The midrash relates that after hearing all of Solomon’s wisdom and the miracles that God had performed in his time, she proclaimed: “Praised be the Lord your God,” and with this declaration she expressed her desire to join the people of Israel. The Rabbis compare the Queen of Sheba with Jethro and with Rahab, two important Gentiles who sought to adhere to Israel. The queen’s visit to King Solomon is a fulfillment of Jer. 16:19: “To You nations shall come from the ends of the earth and say: Our fathers inherited utter delusions, things that are futile and worthless.” The queen came from the ends of the earth and, as a result of her stay with Solomon, came to believe in the Lord (Ex. Rabbah 27:4).

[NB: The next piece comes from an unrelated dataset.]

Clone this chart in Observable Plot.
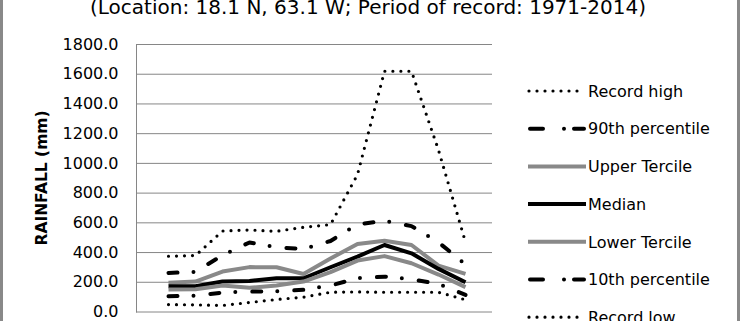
<!DOCTYPE html>
<html>
<head>
<meta charset="utf-8">
<script src="https://cdn.jsdelivr.net/npm/d3@7"></script>
<script src="https://cdn.jsdelivr.net/npm/@observablehq/plot@0.6"></script>
<style>
  html, body { margin: 0; padding: 0; background: #fff; }
  #wrap { position: relative; width: 740px; height: 321px; overflow: hidden; background: #fff; font-family: "DejaVu Sans", sans-serif; }
  #wrap > svg { position: absolute; left: 0; top: 0; }
  #border { position: absolute; left: 0; top: 0; width: 734px; height: 321px; border-left: 3px solid #898989; border-right: 3px solid #898989; pointer-events: none; }
</style>
</head>
<body>
<div id="wrap"><div id="border"></div></div>
<script>
const titleText = "(Location: 18.1 N, 63.1 W; Period of record: 1971-2014)";
const yLabel = "RAINFALL (mm)";
const months = ["Jan","Feb","Mar","Apr","May","Jun","Jul","Aug","Sep","Oct","Nov","Dec"];
const yTicks = [0, 200, 400, 600, 800, 1000, 1200, 1400, 1600, 1800];

const seriesNames = ["Record high","90th percentile","Upper Tercile","Median","Lower Tercile","10th percentile","Record low"];
const recordHigh = [375, 380, 545, 552, 543, 570, 588, 925, 1620, 1620, 1090, 470];
const p90        = [263, 270, 382, 468, 435, 425, 478, 590, 614, 578, 469, 320];
const upperTerc  = [196, 205, 272, 302, 301, 256, 360, 458, 480, 451, 312, 256];
const median     = [173, 173, 205, 209, 227, 227, 301, 373, 451, 395, 290, 200];
const lowerTerc  = [151, 153, 178, 163, 178, 205, 268, 346, 376, 328, 252, 167];
const p10        = [106, 110, 131, 137, 140, 149, 178, 227, 238, 220, 189, 115];
const recordLow  = [50, 48, 44, 64, 84, 100, 133, 135, 133, 133, 133, 82];

const seriesValues = [recordHigh, p90, upperTerc, median, lowerTerc, p10, recordLow];
const styles = {
  dot:     {stroke: "#000", strokeWidth: 3.2, strokeDasharray: "0 8", strokeLinecap: "round", legendDash: "0 8"},
  dashdot: {stroke: "#000", strokeWidth: 4, strokeDasharray: "9 16 0 17", strokeLinecap: "round", legendDash: "13 21 0 10 10"},
  grey:    {stroke: "#898989", strokeWidth: 4, strokeDasharray: null, strokeLinecap: "butt", legendDash: null},
  black:   {stroke: "#000", strokeWidth: 4, strokeDasharray: null, strokeLinecap: "butt", legendDash: null}
};
const seriesStyle = ["dot","dashdot","grey","black","grey","dashdot","dot"];

const data = seriesNames.flatMap((name, s) =>
  months.map((m, i) => ({series: name, month: m, value: seriesValues[s][i]})));

const fmt = d => d.toFixed(1);

const chart = Plot.plot({
  width: 740,
  height: 340,
  marginLeft: 136,
  marginRight: 248,
  marginTop: 44,
  marginBottom: 28.5,
  style: {fontFamily: "DejaVu Sans, sans-serif", background: "transparent", overflow: "visible"},
  x: {type: "point", domain: months, range: [151, 481], axis: null},
  y: {domain: [0, 1800]},
  marks: [
    Plot.ruleY(yTicks, {stroke: "#868686", strokeWidth: 1}),
    Plot.frame({anchor: "left", stroke: "#868686"}),
    Plot.axisY(yTicks, {tickSize: 0, tickPadding: 18, tickFormat: fmt, fontSize: 16, fill: "#000", label: null}),
    ...seriesNames.map((name, s) => {
      const st = styles[seriesStyle[s]];
      return Plot.line(data.filter(d => d.series === name), {
        x: "month", y: "value",
        stroke: st.stroke, strokeWidth: st.strokeWidth,
        strokeDasharray: st.strokeDasharray, strokeLinecap: st.strokeLinecap,
        strokeLinejoin: "round"
      });
    })
  ]
});
const wrap = document.getElementById("wrap");
wrap.insertBefore(chart, document.getElementById("border"));

// Overlay: title, y-axis label, legend
const ov = d3.select(wrap).append("svg")
  .attr("width", 740).attr("height", 321)
  .style("position", "absolute").style("left", 0).style("top", 0)
  .attr("font-family", "DejaVu Sans, sans-serif");

ov.append("text").attr("x", 368).attr("y", 14).attr("text-anchor", "middle")
  .attr("font-size", 20).attr("fill", "#000").text(titleText);

ov.append("text").attr("transform", "translate(47,178) rotate(-90)")
  .attr("text-anchor", "middle").attr("font-size", 15.5).attr("font-weight", "bold")
  .attr("fill", "#000").text(yLabel);

const legendY0 = 91, legendStep = 37.7;
seriesNames.forEach((name, s) => {
  const st = styles[seriesStyle[s]];
  const y = legendY0 + s * legendStep;
  const g = ov.append("g");
  const isDot = seriesStyle[s] === "dot";
  const isDash = seriesStyle[s] === "dashdot";
  g.append("line")
    .attr("x1", isDot ? 529 : isDash ? 530 : 528)
    .attr("x2", isDot ? 581 : isDash ? 584 : 586)
    .attr("y1", y).attr("y2", y)
    .attr("stroke", st.stroke).attr("stroke-width", st.strokeWidth)
    .attr("stroke-dasharray", st.legendDash)
    .attr("stroke-linecap", st.strokeLinecap);
  g.append("text").attr("x", 588).attr("y", y).attr("dy", "0.36em")
    .attr("font-size", 16).attr("fill", "#000").text(name);
});
</script>
</body>
</html>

This midrash of the queen’s conversion may have led to the development of a literary tradition that appears in a later midrash, according to which Solomon married the Queen of Sheba and she bore him a son named Ben Sira (Alphabet of Ben Sira, in Ozar ha-Midrashim [Eisenstein], p. 35, para. 1).
Yet another midrashic tradition maintains that no woman ever reigned over Sheba, that “whoever says that there was a woman who was Queen of Sheba [Malkat Sheva] is in error,” and that these Hebrew words really mean the kingdom of Sheba (Malkhut Sheva), which is why these verses are in the feminine, reflecting the gender of the word malkhut, rather than referring to an actual woman. The kingdom of Sheba sent high-ranking ministers to Solomon, and the words of admiration for Solomon are attributed to the entire kingdom, not just to its leader (BT Bava Batra 15b).
Additional riddles posed by the Queen of Sheba to King Solomon are to be found in the Targum literature, in Targum Sheni to Esth. 1:3; and in the late midrash: Midrash Hefez, published by S. Schechter, Folk-Lore 1 (1890), pp. 349–358. These legends, in compact form, were also collected by Louis Ginzberg, The Legends of the Jews (Philadelphia, 1947), vol. 4, pp. 142–149.